Затем, подняв подбородок, он последовал за Туанам в трактир. Дверь со скрипом закрылась за ними; раздался шуршащий звук, когда Пересмешник побежал впереди них открывать следующую дверь.
Эта открылась легко, хлопнув о стену и затопив их вспышкой факельного света и взрывами хриплого буйного смеха. Род выпучил глаза.
Они прошли через дверь, и Род огляделся. Это был большой пивной зал с четырьмя ревущими открытыми очагами и десятками факелов, воткнутых в стены.
Над очагами висело жарящееся мясо, слуги просачивались сквозь толпу с кружками для эля и вина, наполняемыми из двух огромных истекающих бочек, господствующих на противоположной стороне зала.
Клиентурой были подонки города. Их одежда была грязной, латаной и кем-то выброшенной. Тела их носили следы примитивного правосудия: у этого не хватало уха, у того — глаза. Лица их были искажены и отмечены болезнями. И все же здесь, в своем собственном логове, они весело ржали; все как один ухмылялись, хотя в их глазах блеснула злоба, когда они увидели Рода.
Но злоба растаяла, преобразившись во что-то почти похожее на преклонение, едва они заметили юного Туана.
— Говорят, — и парень ухмыльнулся, — что нет чести среди воров, но здесь, среди нищих Грамария, есть, по крайней мере, сродство.
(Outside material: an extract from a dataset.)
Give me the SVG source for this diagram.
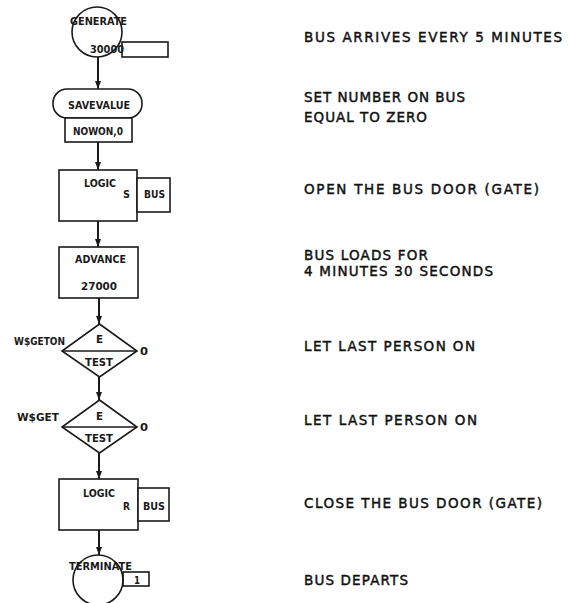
<svg xmlns="http://www.w3.org/2000/svg" width="568" height="603" viewBox="0 0 568 603">
<defs>
<style>
.s{fill:#fff;stroke:#1a1a1a;stroke-width:1.6}
.n{fill:none;stroke:#1a1a1a;stroke-width:1.6}
.c{stroke:#1a1a1a;stroke-width:2;fill:none}
.t{font-family:"DejaVu Sans",sans-serif;font-size:11px;font-weight:bold;fill:#1a1a1a}
.r{font-family:"DejaVu Sans",sans-serif;font-size:13.5px;fill:#111;stroke:#111;stroke-width:0.45}
</style>
<marker id="ah" viewBox="0 0 8 8" refX="8" refY="4" markerWidth="8" markerHeight="8" markerUnits="userSpaceOnUse" orient="auto">
<path d="M0,1 L8,4 L0,7 Z" fill="#1a1a1a"/>
</marker>
</defs>
<rect width="568" height="603" fill="#fff"/>
<g id="connectors">
<line class="c" x1="98" y1="57" x2="98" y2="89" marker-end="url(#ah)"/>
<line class="c" x1="98" y1="142" x2="98" y2="170" marker-end="url(#ah)"/>
<line class="c" x1="98" y1="221" x2="98" y2="247" marker-end="url(#ah)"/>
<line class="c" x1="99" y1="298" x2="99" y2="324" marker-end="url(#ah)"/>
<line class="c" x1="99" y1="377" x2="99" y2="400" marker-end="url(#ah)"/>
<line class="c" x1="99" y1="453" x2="99" y2="479" marker-end="url(#ah)"/>
<line class="c" x1="99" y1="530" x2="99" y2="555" marker-end="url(#ah)"/>
</g>
<g id="generate">
<rect class="s" x="122" y="42" width="46" height="15"/>
<circle class="n" cx="97" cy="32" r="25"/>
<text class="t" x="70" y="25" textLength="57" lengthAdjust="spacingAndGlyphs">GENERATE</text>
<text class="t" x="90" y="53" textLength="34" lengthAdjust="spacingAndGlyphs">30000</text>
</g>
<g id="savevalue">
<rect class="s" x="53" y="89" width="89" height="29" rx="14" ry="14"/>
<rect class="s" x="65" y="118" width="67" height="24"/>
<text class="t" x="68" y="109" textLength="62" lengthAdjust="spacingAndGlyphs">SAVEVALUE</text>
<text class="t" x="73" y="135" textLength="50" lengthAdjust="spacingAndGlyphs">NOWON,0</text>
</g>
<g id="logic-s">
<rect class="s" x="59" y="170" width="78" height="51"/>
<rect class="s" x="137" y="178" width="33" height="34"/>
<text class="t" x="84" y="187" textLength="32" lengthAdjust="spacingAndGlyphs">LOGIC</text>
<text class="t" x="123" y="198" textLength="7" lengthAdjust="spacingAndGlyphs">S</text>
<text class="t" x="144" y="198" textLength="21" lengthAdjust="spacingAndGlyphs">BUS</text>
</g>
<g id="advance">
<rect class="s" x="59" y="247" width="79" height="51"/>
<text class="t" x="75" y="263" textLength="51" lengthAdjust="spacingAndGlyphs">ADVANCE</text>
<text class="t" x="81" y="290" textLength="36" lengthAdjust="spacingAndGlyphs">27000</text>
</g>
<g id="test1">
<polygon class="s" points="99.5,324 137,351 99.5,377 62,351"/>
<line class="n" x1="62" y1="351" x2="137" y2="351"/>
<text class="t" x="96" y="343" textLength="7" lengthAdjust="spacingAndGlyphs">E</text>
<text class="t" x="85" y="366" textLength="28" lengthAdjust="spacingAndGlyphs">TEST</text>
<text class="t" x="140" y="355" textLength="8" lengthAdjust="spacingAndGlyphs">0</text>
<text class="t" x="14" y="345" textLength="51" lengthAdjust="spacingAndGlyphs">W$GETON</text>
</g>
<g id="test2">
<polygon class="s" points="99.5,400 137,427 99.5,453 62,427"/>
<line class="n" x1="62" y1="427" x2="137" y2="427"/>
<text class="t" x="96" y="420" textLength="7" lengthAdjust="spacingAndGlyphs">E</text>
<text class="t" x="85" y="442" textLength="28" lengthAdjust="spacingAndGlyphs">TEST</text>
<text class="t" x="140" y="431" textLength="8" lengthAdjust="spacingAndGlyphs">0</text>
<text class="t" x="17" y="421" textLength="42" lengthAdjust="spacingAndGlyphs">W$GET</text>
</g>
<g id="logic-r">
<rect class="s" x="59" y="479" width="79" height="51"/>
<rect class="s" x="138" y="488" width="31" height="33"/>
<text class="t" x="83" y="497" textLength="32" lengthAdjust="spacingAndGlyphs">LOGIC</text>
<text class="t" x="123" y="510" textLength="7" lengthAdjust="spacingAndGlyphs">R</text>
<text class="t" x="143" y="510" textLength="22" lengthAdjust="spacingAndGlyphs">BUS</text>
</g>
<g id="terminate">
<rect class="s" x="123" y="572" width="26" height="14"/>
<circle class="n" cx="98" cy="580" r="25"/>
<text class="t" x="69" y="570" textLength="63" lengthAdjust="spacingAndGlyphs">TERMINATE</text>
<text class="t" x="134" y="584" textLength="6" lengthAdjust="spacingAndGlyphs">1</text>
</g>
<g id="comments">
<text class="r" x="304" y="42" textLength="258" lengthAdjust="spacing">BUS ARRIVES EVERY 5 MINUTES</text>
<text class="r" x="304" y="102" textLength="161" lengthAdjust="spacing">SET NUMBER ON BUS</text>
<text class="r" x="304" y="122" textLength="123" lengthAdjust="spacing">EQUAL TO ZERO</text>
<text class="r" x="304" y="194" textLength="235" lengthAdjust="spacing">OPEN THE BUS DOOR (GATE)</text>
<text class="r" x="304" y="260" textLength="124" lengthAdjust="spacing">BUS LOADS FOR</text>
<text class="r" x="304" y="276" textLength="189" lengthAdjust="spacing">4 MINUTES 30 SECONDS</text>
<text class="r" x="304" y="351" textLength="171" lengthAdjust="spacing">LET LAST PERSON ON</text>
<text class="r" x="304" y="425" textLength="173" lengthAdjust="spacing">LET LAST PERSON ON</text>
<text class="r" x="304" y="508" textLength="238" lengthAdjust="spacing">CLOSE THE BUS DOOR (GATE)</text>
<text class="r" x="304" y="585" textLength="104" lengthAdjust="spacing">BUS DEPARTS</text>
</g>
</svg>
Добро пожаловать, Род Гэллоуглас, в Дом Хлодвига.
Волосы у Рода на голове встали дыбом. Он вспомнил толпу, виденную им ночью ранее в порту.
Глаза его расширились, он уставился на Туана. Он не мог быть. Не мог.
Однако ж он смог. Да, смог.
Туан Макриди был демагогом, подстрекавшим толпу к походу на замок.
Этот краснощекий здоровый юноша был первой крысой в местной клоаке.
Толпа разразилась грубым, веселым гамом, приветствуя своего Галахада. Туан ухмыльнулся и помахал рукой. От воротника ко лбу поползла легкая краска. Он казался почти смущенным таким приемом.
Он провел Рода в темный угол в дальней части зала. Он не сказал ни слова Пересмешнику, но две курящиеся кружки подогретого вина со специями стукнулись о стол чуть ли не сразу, как они сели. Хозяин удрал, не получив платы.
Род следил за его уходом, цинично подняв бронь. Он повернулся к Туану.
— Вы здесь не пользуетесь деньгами?
— Нет, — улыбнулся Туан. — Все приходящие в Дом Хлодвига приносят те немногие деньги, какие у них есть. Их складывают в общую копилку, а мясо и вино выдают всем по потребности.
— И место для сна, я полагаю?
— Да, и одежду. Это бедный стол, по меркам дворянина, но огромное богатство для этих моих нищих собратьев.
Род изучил лицо Туана и решил, что парень мог не шутить, когда сказал «собратьев».
Он откинулся на спинку стула и скрестил ноги.
— Ты бы назвал себя религиозным человеком?
— Я? — Туан попытался придушить смех и почти преуспел в этом. — О, нет! Должен бы быть, но меня не видели в церкви трижды двунадесять воскресений, а то и больше!